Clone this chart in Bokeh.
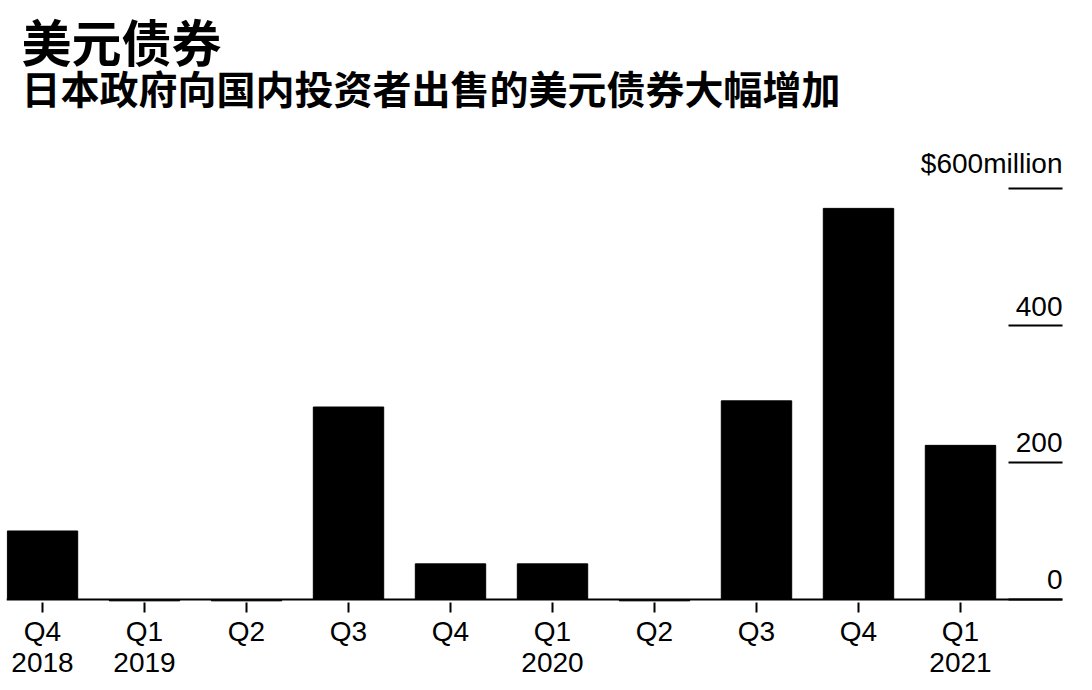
from bokeh.plotting import figure
from bokeh.models import Label, FixedTicker, Span, ColumnDataSource, Range1d
from bokeh.core.properties import value
from bokeh.embed import file_html
from bokeh.resources import INLINE

quarters = ["Q4\n2018", "Q1\n2019", "Q2", "Q3", "Q4", "Q1\n2020", "Q2", "Q3", "Q4", "Q1\n2021"]
amounts = [100, -2, -2, 281, 52, 52, -2, 290, 571, 225]
y_ticks = [0, 200, 400, 600]
y_tick_labels = ["0", "200", "400", "$600million"]
title_text = "美元债券"
subtitle_text = "日本政府向国内投资者出售的美元债券大幅增加"

idx = list(range(len(quarters)))
x_start, x_end = -0.353, 10.0

p = figure(frame_width=1056, frame_height=602, output_backend="svg", toolbar_location=None,
           x_range=Range1d(x_start, x_end), y_range=Range1d(-4.4, 874.5),
           y_axis_location="right", title=None,
           min_border_left=6, min_border_right=30, min_border_top=0, min_border_bottom=0)
p.outline_line_color = None
p.grid.visible = False
p.background_fill_color = "white"
p.border_fill_color = "white"

# titles (screen units, relative to the frame)
p.add_layout(Label(x=15, y=563, x_units="screen", y_units="screen", text=title_text,
                   text_font="Noto Sans CJK SC", text_font_style="bold", text_font_size="50px",
                   text_color="black", text_baseline="middle", text_align="left"))
p.add_layout(Label(x=15, y=516, x_units="screen", y_units="screen", text=subtitle_text,
                   text_font="Noto Sans CJK SC", text_font_style="bold", text_font_size="39px",
                   text_color="black", text_baseline="middle", text_align="left"))

src = ColumnDataSource(dict(x=idx, top=amounts))
p.vbar(x="x", top="top", width=0.69, source=src, color="black")

p.add_layout(Span(location=0, dimension="width", line_color="black", line_width=2))

# x axis
xa = p.xaxis[0]
xa.ticker = FixedTicker(ticks=idx)
xa.major_label_overrides = {i: q for i, q in zip(idx, quarters)}
xa.axis_line_color = None
xa.major_tick_in = 0
xa.major_tick_out = 10
xa.major_tick_line_width = 2
xa.major_tick_line_color = "black"
xa.minor_tick_line_color = None
xa.major_label_text_font = "Liberation Sans"
xa.major_label_text_font_size = "28px"
xa.major_label_text_line_height = 1.0
xa.major_label_text_color = "black"
xa.major_label_standoff = 3

# y axis (right) - ticks drawn inward, labels drawn as text
ya = p.yaxis[0]
ya.ticker = FixedTicker(ticks=y_ticks)
ya.axis_line_color = None
ya.major_tick_in = 54
ya.major_tick_out = 0
ya.major_tick_line_width = 2
ya.major_tick_line_color = "black"
ya.minor_tick_line_color = None
ya.major_label_text_font_size = "1px"
ya.major_label_text_color = None
ya.major_label_standoff = 0

lab = ColumnDataSource(dict(x=[x_end] * len(y_ticks), y=y_ticks, t=y_tick_labels))
p.text(x="x", y="y", text="t", source=lab, text_align="right", text_baseline="bottom",
       y_offset=-10, text_font=value("Liberation Sans"), text_font_size="28px", text_color="black")

open("out.html", "w").write(file_html(p, INLINE))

======

Output the data above without changes, apart from leaving out the pictures.

Clone this chart in Bokeh.
from bokeh.plotting import figure
from bokeh.models import Label, FixedTicker, Span, ColumnDataSource, Range1d
from bokeh.core.properties import value
from bokeh.embed import file_html
from bokeh.resources import INLINE

quarters = ["Q4\n2018", "Q1\n2019", "Q2", "Q3", "Q4", "Q1\n2020", "Q2", "Q3", "Q4", "Q1\n2021"]
amounts = [100, -2, -2, 281, 52, 52, -2, 290, 571, 225]
y_ticks = [0, 200, 400, 600]
y_tick_labels = ["0", "200", "400", "$600million"]
title_text = "美元债券"
subtitle_text = "日本政府向国内投资者出售的美元债券大幅增加"

idx = list(range(len(quarters)))
x_start, x_end = -0.353, 10.0

p = figure(frame_width=1056, frame_height=602, output_backend="svg", toolbar_location=None,
           x_range=Range1d(x_start, x_end), y_range=Range1d(-4.4, 874.5),
           y_axis_location="right", title=None,
           min_border_left=6, min_border_right=30, min_border_top=0, min_border_bottom=0)
p.outline_line_color = None
p.grid.visible = False
p.background_fill_color = "white"
p.border_fill_color = "white"

# titles (screen units, relative to the frame)
p.add_layout(Label(x=15, y=563, x_units="screen", y_units="screen", text=title_text,
                   text_font="Noto Sans CJK SC", text_font_style="bold", text_font_size="50px",
                   text_color="black", text_baseline="middle", text_align="left"))
p.add_layout(Label(x=15, y=516, x_units="screen", y_units="screen", text=subtitle_text,
                   text_font="Noto Sans CJK SC", text_font_style="bold", text_font_size="39px",
                   text_color="black", text_baseline="middle", text_align="left"))

src = ColumnDataSource(dict(x=idx, top=amounts))
p.vbar(x="x", top="top", width=0.69, source=src, color="black")

p.add_layout(Span(location=0, dimension="width", line_color="black", line_width=2))

# x axis
xa = p.xaxis[0]
xa.ticker = FixedTicker(ticks=idx)
xa.major_label_overrides = {i: q for i, q in zip(idx, quarters)}
xa.axis_line_color = None
xa.major_tick_in = 0
xa.major_tick_out = 10
xa.major_tick_line_width = 2
xa.major_tick_line_color = "black"
xa.minor_tick_line_color = None
xa.major_label_text_font = "Liberation Sans"
xa.major_label_text_font_size = "28px"
xa.major_label_text_line_height = 1.0
xa.major_label_text_color = "black"
xa.major_label_standoff = 3

# y axis (right) - ticks drawn inward, labels drawn as text
ya = p.yaxis[0]
ya.ticker = FixedTicker(ticks=y_ticks)
ya.axis_line_color = None
ya.major_tick_in = 54
ya.major_tick_out = 0
ya.major_tick_line_width = 2
ya.major_tick_line_color = "black"
ya.minor_tick_line_color = None
ya.major_label_text_font_size = "1px"
ya.major_label_text_color = None
ya.major_label_standoff = 0

lab = ColumnDataSource(dict(x=[x_end] * len(y_ticks), y=y_ticks, t=y_tick_labels))
p.text(x="x", y="y", text="t", source=lab, text_align="right", text_baseline="bottom",
       y_offset=-10, text_font=value("Liberation Sans"), text_font_size="28px", text_color="black")

open("out.html", "w").write(file_html(p, INLINE))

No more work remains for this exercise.